Heel veel sterkte alvast gewenst voor de operatie! 

Hey Agnes,
Fijn dat jij van de dwang-neurose af bent, geeft goede hoop voor anderen  :Big Grin:

----------


## mvs

Beste lezers,
Vorige week is bij uitgeverij Nieuw Amsterdam het boek *Slaaf van mijn gedachten* verschenen dat ik heb geschreven over dwangstoornissen. Voor het boek heb ik twee jaar lang een patiënte (Maaike) met smetvrees en controledwang gevolgd. Verder heb ik negen maanden meegelopen bij de speciale angst- en dwangpoli van het AMC Amsterdam.

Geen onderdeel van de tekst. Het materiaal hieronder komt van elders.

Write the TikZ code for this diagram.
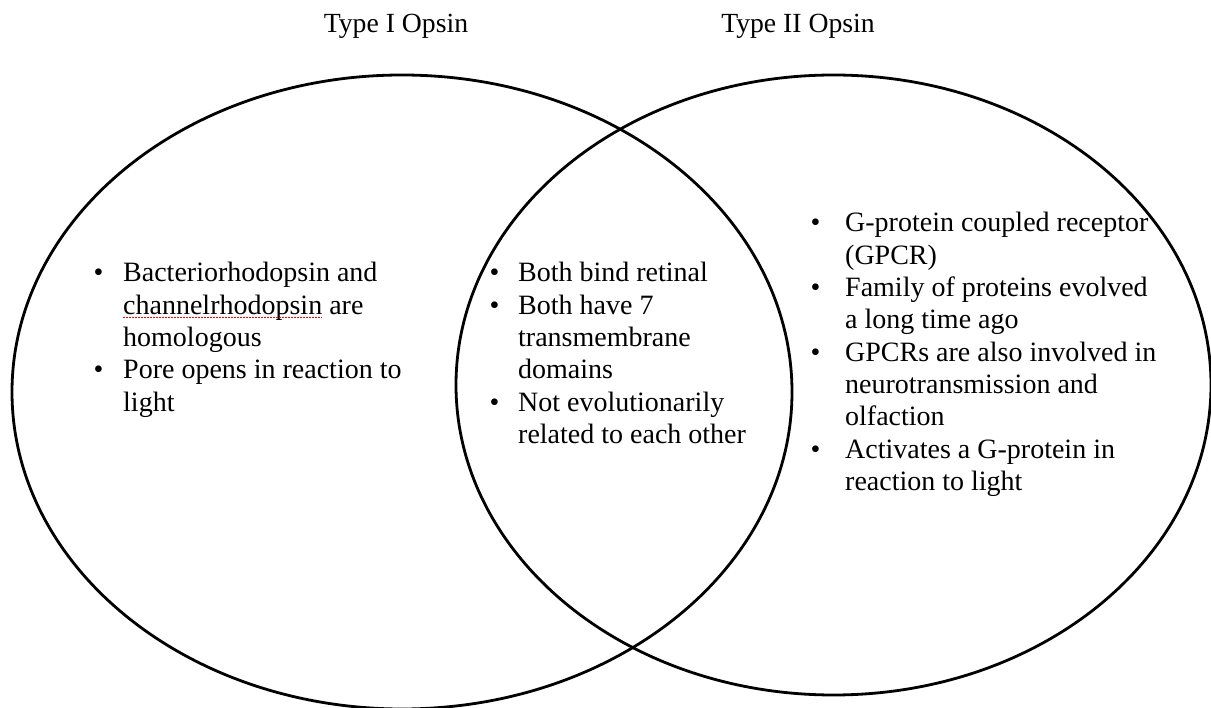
\documentclass[tikz,border=0pt]{standalone}
\usepackage{fontspec}
\setmainfont{Liberation Serif}
\begin{document}
\begin{tikzpicture}[x=1pt,y=-1pt,
  ring/.style={draw=black,line width=2.8pt},
  title/.style={anchor=base,inner sep=0pt,font=\fontsize{27.7}{32}\selectfont},
  blist/.style={anchor=base west,inner sep=0pt,align=left,font=\fontsize{28}{32.3}\selectfont},
  spell/.style={draw=red,line width=1.5pt,dash pattern=on 1.5pt off 1.5pt}]
\useasboundingbox (0,0) rectangle (1211,708);
\draw[ring] (402,392) ellipse [x radius=390, y radius=317];
\draw[ring] (833.5,385) ellipse [x radius=377.5, y radius=310];
\node[title] (t1) at (396,33) {Type I Opsin};
\node[title] (t2) at (798,33) {Type II Opsin};
\node[blist] (left) at (93.5,282) {\begin{tabular}[t]{@{}p{29.5pt}@{}l@{}}
\textbullet & Bacteriorhodopsin and\\
 & channelrhodopsin are\\
 & homologous\\
\textbullet & Pore opens in reaction to\\
 & light
\end{tabular}};
\node[blist] (mid) at (489.5,282) {\begin{tabular}[t]{@{}p{28.5pt}@{}l@{}}
\textbullet & Both bind retinal\\
\textbullet & Both have 7\\
 & transmembrane\\
 & domains\\
\textbullet & Not evolutionarily\\
 & related to each other
\end{tabular}};
\node[blist] (right) at (810.5,232) {\begin{tabular}[t]{@{}p{34.5pt}@{}l@{}}
\textbullet & G-protein coupled receptor\\
 & (GPCR)\\
\textbullet & Family of proteins evolved\\
 & a long time ago\\
\textbullet & GPCRs are also involved in\\
 & neurotransmission and\\
 & olfaction\\
\textbullet & Activates a G-protein in\\
 & reaction to light
\end{tabular}};
\draw[spell] (123,317.5) -- (322,317.5);
\end{tikzpicture}
\end{document}
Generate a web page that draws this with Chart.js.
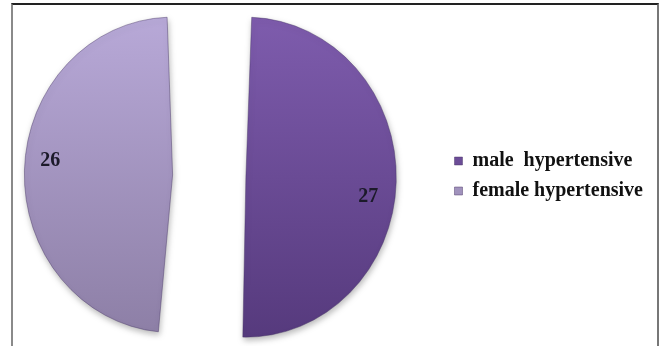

De belangrijkste conclusie: aan een dwangstoornis is in de meeste gevallen prima wat te doen! Maar dan moet je wel de juiste hulpverlener vinden. 
Als je benieuwd bent naar het verhaal van Maaike, als je meer wilt weten over de oorzaak en behandeling van dwang of als je benieuwd bent hoe de behandeling bij een afdeling psychiatrie eraan toegaat, kun je hier het boek bestellen: 
http://www.bol.com/nl/p/nederlandse-...411/index.html
Veel sterkte allemaal!
Marte van Santen

----------


## sofia123

ik kijk constant rond, en check alles verschillende keren. Ik kom meermaals aan mijn zakken om te kijken of alles er nog in zit. is dit nu echt een dwangstoornis? ik voel me wel gedwongen

----------